Challenge ▸ Transcribe every line exactly. Leave the pictures behind.

Dataset excerpt ▸
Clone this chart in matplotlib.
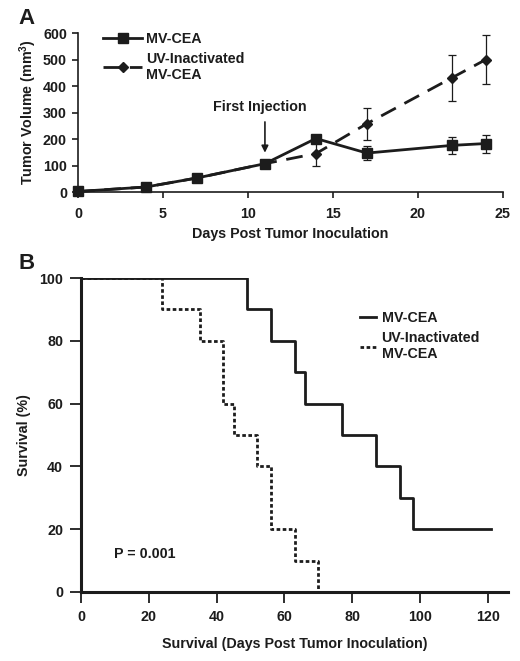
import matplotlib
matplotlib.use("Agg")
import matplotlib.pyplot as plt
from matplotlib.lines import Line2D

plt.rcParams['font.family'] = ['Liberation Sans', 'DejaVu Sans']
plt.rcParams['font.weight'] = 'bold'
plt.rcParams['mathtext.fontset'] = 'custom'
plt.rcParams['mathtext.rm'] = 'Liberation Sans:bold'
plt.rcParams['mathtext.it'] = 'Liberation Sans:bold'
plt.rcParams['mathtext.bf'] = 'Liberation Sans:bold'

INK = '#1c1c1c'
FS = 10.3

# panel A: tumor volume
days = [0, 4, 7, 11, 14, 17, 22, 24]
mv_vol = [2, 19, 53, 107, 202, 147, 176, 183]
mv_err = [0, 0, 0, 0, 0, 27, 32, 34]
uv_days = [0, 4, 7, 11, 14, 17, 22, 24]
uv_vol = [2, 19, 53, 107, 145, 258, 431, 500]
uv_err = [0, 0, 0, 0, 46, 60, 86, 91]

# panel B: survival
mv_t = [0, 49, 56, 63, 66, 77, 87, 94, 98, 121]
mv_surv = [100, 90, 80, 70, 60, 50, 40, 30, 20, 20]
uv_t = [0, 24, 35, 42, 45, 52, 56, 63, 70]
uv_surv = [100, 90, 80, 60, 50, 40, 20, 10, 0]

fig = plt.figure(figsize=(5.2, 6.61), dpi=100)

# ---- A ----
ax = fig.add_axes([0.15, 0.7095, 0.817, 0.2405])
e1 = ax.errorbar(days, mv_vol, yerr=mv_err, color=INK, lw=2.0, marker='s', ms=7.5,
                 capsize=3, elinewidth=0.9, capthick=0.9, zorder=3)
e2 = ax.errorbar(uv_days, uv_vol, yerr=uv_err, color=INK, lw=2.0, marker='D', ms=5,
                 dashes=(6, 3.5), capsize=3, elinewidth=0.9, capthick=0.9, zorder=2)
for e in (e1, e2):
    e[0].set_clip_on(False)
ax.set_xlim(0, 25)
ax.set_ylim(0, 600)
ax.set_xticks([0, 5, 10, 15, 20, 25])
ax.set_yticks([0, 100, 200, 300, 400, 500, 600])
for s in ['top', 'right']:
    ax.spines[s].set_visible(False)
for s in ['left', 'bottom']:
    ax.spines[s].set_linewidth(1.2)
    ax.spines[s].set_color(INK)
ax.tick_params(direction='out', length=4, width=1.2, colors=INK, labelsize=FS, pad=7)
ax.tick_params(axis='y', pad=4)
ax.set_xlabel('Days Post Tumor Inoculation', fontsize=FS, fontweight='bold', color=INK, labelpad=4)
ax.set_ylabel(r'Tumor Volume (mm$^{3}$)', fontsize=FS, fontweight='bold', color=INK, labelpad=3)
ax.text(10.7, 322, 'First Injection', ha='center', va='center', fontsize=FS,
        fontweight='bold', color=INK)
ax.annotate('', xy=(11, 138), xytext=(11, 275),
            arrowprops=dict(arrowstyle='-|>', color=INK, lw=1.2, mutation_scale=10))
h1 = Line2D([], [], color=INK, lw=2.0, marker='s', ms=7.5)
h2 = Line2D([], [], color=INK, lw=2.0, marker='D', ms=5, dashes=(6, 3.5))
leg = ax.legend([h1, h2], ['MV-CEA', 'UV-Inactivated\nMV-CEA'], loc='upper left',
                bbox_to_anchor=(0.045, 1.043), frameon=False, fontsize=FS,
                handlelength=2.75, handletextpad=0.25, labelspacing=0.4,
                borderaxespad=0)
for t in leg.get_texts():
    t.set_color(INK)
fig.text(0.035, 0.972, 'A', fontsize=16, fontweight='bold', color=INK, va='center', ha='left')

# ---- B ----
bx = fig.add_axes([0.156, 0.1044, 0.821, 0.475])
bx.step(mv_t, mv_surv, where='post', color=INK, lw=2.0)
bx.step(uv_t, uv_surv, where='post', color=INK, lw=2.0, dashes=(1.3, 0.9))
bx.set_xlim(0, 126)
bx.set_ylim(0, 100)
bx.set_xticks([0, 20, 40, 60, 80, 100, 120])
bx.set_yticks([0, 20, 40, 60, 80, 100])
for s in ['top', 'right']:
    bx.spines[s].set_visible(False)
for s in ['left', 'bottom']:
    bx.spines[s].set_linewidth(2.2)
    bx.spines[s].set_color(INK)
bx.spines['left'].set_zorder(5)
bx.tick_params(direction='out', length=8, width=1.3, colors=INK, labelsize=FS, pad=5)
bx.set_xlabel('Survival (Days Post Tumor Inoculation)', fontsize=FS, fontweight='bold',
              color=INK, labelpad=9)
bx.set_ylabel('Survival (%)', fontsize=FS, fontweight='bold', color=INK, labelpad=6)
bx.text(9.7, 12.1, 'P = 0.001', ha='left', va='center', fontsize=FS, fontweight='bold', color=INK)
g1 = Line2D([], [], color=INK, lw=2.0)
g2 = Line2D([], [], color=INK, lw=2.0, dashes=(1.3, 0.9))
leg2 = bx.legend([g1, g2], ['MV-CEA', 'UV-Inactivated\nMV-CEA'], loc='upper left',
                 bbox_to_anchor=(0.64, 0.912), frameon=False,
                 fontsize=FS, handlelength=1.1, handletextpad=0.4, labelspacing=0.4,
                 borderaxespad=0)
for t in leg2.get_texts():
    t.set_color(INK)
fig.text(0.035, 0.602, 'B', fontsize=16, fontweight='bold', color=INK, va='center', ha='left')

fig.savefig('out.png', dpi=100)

Answer ▸
Clone this chart in matplotlib.
import matplotlib
matplotlib.use("Agg")
import matplotlib.pyplot as plt
from matplotlib.lines import Line2D

plt.rcParams['font.family'] = ['Liberation Sans', 'DejaVu Sans']
plt.rcParams['font.weight'] = 'bold'
plt.rcParams['mathtext.fontset'] = 'custom'
plt.rcParams['mathtext.rm'] = 'Liberation Sans:bold'
plt.rcParams['mathtext.it'] = 'Liberation Sans:bold'
plt.rcParams['mathtext.bf'] = 'Liberation Sans:bold'

INK = '#1c1c1c'
FS = 10.3

# panel A: tumor volume
days = [0, 4, 7, 11, 14, 17, 22, 24]
mv_vol = [2, 19, 53, 107, 202, 147, 176, 183]
mv_err = [0, 0, 0, 0, 0, 27, 32, 34]
uv_days = [0, 4, 7, 11, 14, 17, 22, 24]
uv_vol = [2, 19, 53, 107, 145, 258, 431, 500]
uv_err = [0, 0, 0, 0, 46, 60, 86, 91]

# panel B: survival
mv_t = [0, 49, 56, 63, 66, 77, 87, 94, 98, 121]
mv_surv = [100, 90, 80, 70, 60, 50, 40, 30, 20, 20]
uv_t = [0, 24, 35, 42, 45, 52, 56, 63, 70]
uv_surv = [100, 90, 80, 60, 50, 40, 20, 10, 0]

fig = plt.figure(figsize=(5.2, 6.61), dpi=100)

# ---- A ----
ax = fig.add_axes([0.15, 0.7095, 0.817, 0.2405])
e1 = ax.errorbar(days, mv_vol, yerr=mv_err, color=INK, lw=2.0, marker='s', ms=7.5,
                 capsize=3, elinewidth=0.9, capthick=0.9, zorder=3)
e2 = ax.errorbar(uv_days, uv_vol, yerr=uv_err, color=INK, lw=2.0, marker='D', ms=5,
                 dashes=(6, 3.5), capsize=3, elinewidth=0.9, capthick=0.9, zorder=2)
for e in (e1, e2):
    e[0].set_clip_on(False)
ax.set_xlim(0, 25)
ax.set_ylim(0, 600)
ax.set_xticks([0, 5, 10, 15, 20, 25])
ax.set_yticks([0, 100, 200, 300, 400, 500, 600])
for s in ['top', 'right']:
    ax.spines[s].set_visible(False)
for s in ['left', 'bottom']:
    ax.spines[s].set_linewidth(1.2)
    ax.spines[s].set_color(INK)
ax.tick_params(direction='out', length=4, width=1.2, colors=INK, labelsize=FS, pad=7)
ax.tick_params(axis='y', pad=4)
ax.set_xlabel('Days Post Tumor Inoculation', fontsize=FS, fontweight='bold', color=INK, labelpad=4)
ax.set_ylabel(r'Tumor Volume (mm$^{3}$)', fontsize=FS, fontweight='bold', color=INK, labelpad=3)
ax.text(10.7, 322, 'First Injection', ha='center', va='center', fontsize=FS,
        fontweight='bold', color=INK)
ax.annotate('', xy=(11, 138), xytext=(11, 275),
            arrowprops=dict(arrowstyle='-|>', color=INK, lw=1.2, mutation_scale=10))
h1 = Line2D([], [], color=INK, lw=2.0, marker='s', ms=7.5)
h2 = Line2D([], [], color=INK, lw=2.0, marker='D', ms=5, dashes=(6, 3.5))
leg = ax.legend([h1, h2], ['MV-CEA', 'UV-Inactivated\nMV-CEA'], loc='upper left',
                bbox_to_anchor=(0.045, 1.043), frameon=False, fontsize=FS,
                handlelength=2.75, handletextpad=0.25, labelspacing=0.4,
                borderaxespad=0)
for t in leg.get_texts():
    t.set_color(INK)
fig.text(0.035, 0.972, 'A', fontsize=16, fontweight='bold', color=INK, va='center', ha='left')

# ---- B ----
bx = fig.add_axes([0.156, 0.1044, 0.821, 0.475])
bx.step(mv_t, mv_surv, where='post', color=INK, lw=2.0)
bx.step(uv_t, uv_surv, where='post', color=INK, lw=2.0, dashes=(1.3, 0.9))
bx.set_xlim(0, 126)
bx.set_ylim(0, 100)
bx.set_xticks([0, 20, 40, 60, 80, 100, 120])
bx.set_yticks([0, 20, 40, 60, 80, 100])
for s in ['top', 'right']:
    bx.spines[s].set_visible(False)
for s in ['left', 'bottom']:
    bx.spines[s].set_linewidth(2.2)
    bx.spines[s].set_color(INK)
bx.spines['left'].set_zorder(5)
bx.tick_params(direction='out', length=8, width=1.3, colors=INK, labelsize=FS, pad=5)
bx.set_xlabel('Survival (Days Post Tumor Inoculation)', fontsize=FS, fontweight='bold',
              color=INK, labelpad=9)
bx.set_ylabel('Survival (%)', fontsize=FS, fontweight='bold', color=INK, labelpad=6)
bx.text(9.7, 12.1, 'P = 0.001', ha='left', va='center', fontsize=FS, fontweight='bold', color=INK)
g1 = Line2D([], [], color=INK, lw=2.0)
g2 = Line2D([], [], color=INK, lw=2.0, dashes=(1.3, 0.9))
leg2 = bx.legend([g1, g2], ['MV-CEA', 'UV-Inactivated\nMV-CEA'], loc='upper left',
                 bbox_to_anchor=(0.64, 0.912), frameon=False,
                 fontsize=FS, handlelength=1.1, handletextpad=0.4, labelspacing=0.4,
                 borderaxespad=0)
for t in leg2.get_texts():
    t.set_color(INK)
fig.text(0.035, 0.602, 'B', fontsize=16, fontweight='bold', color=INK, va='center', ha='left')

fig.savefig('out.png', dpi=100)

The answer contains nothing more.